Extracted data

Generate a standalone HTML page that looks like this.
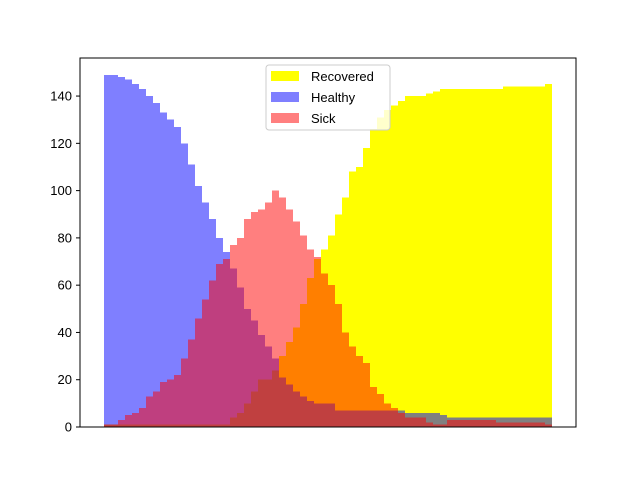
<!DOCTYPE html>
<html><head><meta charset="utf-8"><style>
body{margin:0;background:#fff;}
svg{display:block;font-family:"Liberation Sans","DejaVu Sans",sans-serif;}
</style></head><body>
<svg id="chart" width="640" height="480" viewBox="0 0 640 480" xmlns="http://www.w3.org/2000/svg">
<rect x="0" y="0" width="640" height="480" fill="#fff"/>
<g id="bars"></g>
<g id="yaxis"></g>
<rect x="80" y="58" width="496" height="369" fill="none" stroke="#000" stroke-width="1"/>
<g>
<rect x="266" y="65" width="124" height="65" rx="3" fill="#fff" fill-opacity="0.8" stroke="#ccc"/>
<g><rect x="271" y="71" width="28" height="10" fill="#ffff00"/><text x="311" y="81" font-size="13">Recovered</text></g>
<g><rect x="271" y="92" width="28" height="10" fill="#0000ff" fill-opacity="0.5"/><text x="311" y="102" font-size="13">Healthy</text></g>
<g><rect x="271" y="113" width="28" height="10" fill="#ff0000" fill-opacity="0.5"/><text x="311" y="123" font-size="13">Sick</text></g>
</g>
</svg>
<script>
const recovered = [0,0,0,0,0,0,0,0, 0,0,0,0,0,0,0,0, 0,0,0,0,0,0,5,15, 24,30,36,42,52,63,71,75, 81,90,97,108,110,118,126,131, 134,136,138,140,140,140,141,142, 143,143,143,143,143,143,143,143, 143,144,144,144,144,144,144,145];
const dead = [1,1,1,1,1,1,1,1, 1,1,1,1,1,1,1,1, 1,1,4,6,10,15,20,20, 23,21,18,15,13,11,10,10, 10,7,7,7,7,7,7,7, 7,7,7,6,6,6,6,6, 5,4,4,4,4,4,4,4, 4,4,4,4,4,4,4,4];
const healthy = [149,149,148,147,145,143,140,137, 133,130,127,120,111,102,95,88, 80,74,67,59,50,45,39,34, 29,20,14,9,5,2,1,0, 0,0,0,0,0,0,0,0, 0,0,0,0,0,0,0,0, 0,0,0,0,0,0,0,0, 0,0,0,0,0,0,0,0];
const sick = [1,1,3,5,6,8,13,15, 19,20,22,29,37,46,54,62, 69,71,77,80,88,91,92,95, 100,97,92,87,81,75,72,65, 60,52,40,34,30,27,17,14, 10,8,6,4,4,4,2,1, 1,3,3,3,3,3,3,3, 2,2,2,2,2,2,2,1];
const yTicks = [0,20,40,60,80,100,120,140];

const NS = "http://www.w3.org/2000/svg";
const x0 = 104, x1 = 552;
const n = recovered.length;
const step = (x1 - x0) / n;
function xPos(i){ return x0 + i * step; }
function yPos(v){ return 427 - v * (369 / 156.1); }

const bars = document.getElementById('bars');
function drawSeries(arr, color, op, name){
  const g = document.createElementNS(NS,'g');
  
  
  g.setAttribute('fill', color);
  g.setAttribute('fill-opacity', op);
  arr.forEach((v,i)=>{
    if(v<=0) return;
    const r = document.createElementNS(NS,'rect');
    const yt = yPos(v);
    r.setAttribute('x', xPos(i));
    r.setAttribute('y', yt);
    r.setAttribute('width', step);
    r.setAttribute('height', 427 - yt);
    r.setAttribute('shape-rendering', 'crispEdges');
    
    
    g.appendChild(r);
  });
  bars.appendChild(g);
}
drawSeries(recovered, '#ffff00', 1, 'recovered');
drawSeries(healthy, '#0000ff', 0.5, 'healthy');
drawSeries(dead, '#808080', 1, 'dead');
drawSeries(sick, '#ff0000', 0.5, 'sick');

const ya = document.getElementById('yaxis');
yTicks.forEach(t=>{
  const y = yPos(t);
  const l = document.createElementNS(NS,'line');
  l.setAttribute('x1',76); l.setAttribute('x2',80);
  l.setAttribute('y1',y); l.setAttribute('y2',y);
  l.setAttribute('stroke','#000');
  
  
  ya.appendChild(l);
  const tx = document.createElementNS(NS,'text');
  tx.setAttribute('x',72); tx.setAttribute('y',y+4.5);
  tx.setAttribute('text-anchor','end'); tx.setAttribute('font-size','13');
  tx.textContent = t;
  
  
  ya.appendChild(tx);
});
</script>
</body></html>
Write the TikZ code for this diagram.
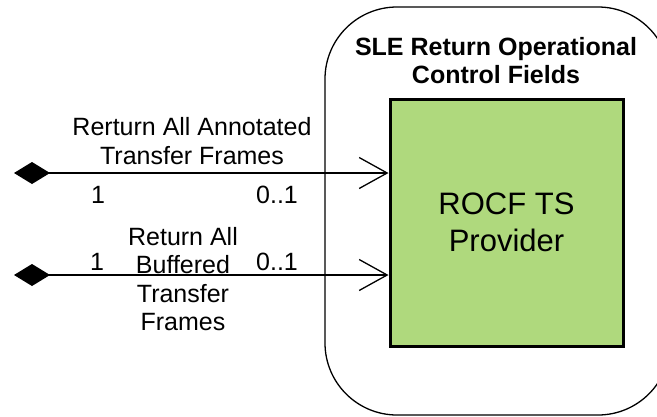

Short problem
Return the material exactly as given, apart from the pictures.

Exercise response
Generate a standalone HTML page that looks like this.
<!DOCTYPE html>
<html><head><meta charset="utf-8"><style>
body{margin:0;background:#fff;}
svg{display:block;font-family:"Liberation Sans","DejaVu Sans",sans-serif;}
</style></head><body>
<svg id="chart" width="640" height="480" viewBox="0 0 640 480" xmlns="http://www.w3.org/2000/svg">
<rect x="0" y="0" width="640" height="480" fill="#fff"/>
<g id="bars"></g>
<g id="yaxis"></g>
<rect x="80" y="58" width="496" height="369" fill="none" stroke="#000" stroke-width="1"/>
<g>
<rect x="266" y="65" width="124" height="65" rx="3" fill="#fff" fill-opacity="0.8" stroke="#ccc"/>
<g><rect x="271" y="71" width="28" height="10" fill="#ffff00"/><text x="311" y="81" font-size="13">Recovered</text></g>
<g><rect x="271" y="92" width="28" height="10" fill="#0000ff" fill-opacity="0.5"/><text x="311" y="102" font-size="13">Healthy</text></g>
<g><rect x="271" y="113" width="28" height="10" fill="#ff0000" fill-opacity="0.5"/><text x="311" y="123" font-size="13">Sick</text></g>
</g>
</svg>
<script>
const recovered = [0,0,0,0,0,0,0,0, 0,0,0,0,0,0,0,0, 0,0,0,0,0,0,5,15, 24,30,36,42,52,63,71,75, 81,90,97,108,110,118,126,131, 134,136,138,140,140,140,141,142, 143,143,143,143,143,143,143,143, 143,144,144,144,144,144,144,145];
const dead = [1,1,1,1,1,1,1,1, 1,1,1,1,1,1,1,1, 1,1,4,6,10,15,20,20, 23,21,18,15,13,11,10,10, 10,7,7,7,7,7,7,7, 7,7,7,6,6,6,6,6, 5,4,4,4,4,4,4,4, 4,4,4,4,4,4,4,4];
const healthy = [149,149,148,147,145,143,140,137, 133,130,127,120,111,102,95,88, 80,74,67,59,50,45,39,34, 29,20,14,9,5,2,1,0, 0,0,0,0,0,0,0,0, 0,0,0,0,0,0,0,0, 0,0,0,0,0,0,0,0, 0,0,0,0,0,0,0,0];
const sick = [1,1,3,5,6,8,13,15, 19,20,22,29,37,46,54,62, 69,71,77,80,88,91,92,95, 100,97,92,87,81,75,72,65, 60,52,40,34,30,27,17,14, 10,8,6,4,4,4,2,1, 1,3,3,3,3,3,3,3, 2,2,2,2,2,2,2,1];
const yTicks = [0,20,40,60,80,100,120,140];

const NS = "http://www.w3.org/2000/svg";
const x0 = 104, x1 = 552;
const n = recovered.length;
const step = (x1 - x0) / n;
function xPos(i){ return x0 + i * step; }
function yPos(v){ return 427 - v * (369 / 156.1); }

const bars = document.getElementById('bars');
function drawSeries(arr, color, op, name){
  const g = document.createElementNS(NS,'g');
  
  
  g.setAttribute('fill', color);
  g.setAttribute('fill-opacity', op);
  arr.forEach((v,i)=>{
    if(v<=0) return;
    const r = document.createElementNS(NS,'rect');
    const yt = yPos(v);
    r.setAttribute('x', xPos(i));
    r.setAttribute('y', yt);
    r.setAttribute('width', step);
    r.setAttribute('height', 427 - yt);
    r.setAttribute('shape-rendering', 'crispEdges');
    
    
    g.appendChild(r);
  });
  bars.appendChild(g);
}
drawSeries(recovered, '#ffff00', 1, 'recovered');
drawSeries(healthy, '#0000ff', 0.5, 'healthy');
drawSeries(dead, '#808080', 1, 'dead');
drawSeries(sick, '#ff0000', 0.5, 'sick');

const ya = document.getElementById('yaxis');
yTicks.forEach(t=>{
  const y = yPos(t);
  const l = document.createElementNS(NS,'line');
  l.setAttribute('x1',76); l.setAttribute('x2',80);
  l.setAttribute('y1',y); l.setAttribute('y2',y);
  l.setAttribute('stroke','#000');
  
  
  ya.appendChild(l);
  const tx = document.createElementNS(NS,'text');
  tx.setAttribute('x',72); tx.setAttribute('y',y+4.5);
  tx.setAttribute('text-anchor','end'); tx.setAttribute('font-size','13');
  tx.textContent = t;
  
  
  ya.appendChild(tx);
});
</script>
</body></html>
Write the TikZ code for this diagram.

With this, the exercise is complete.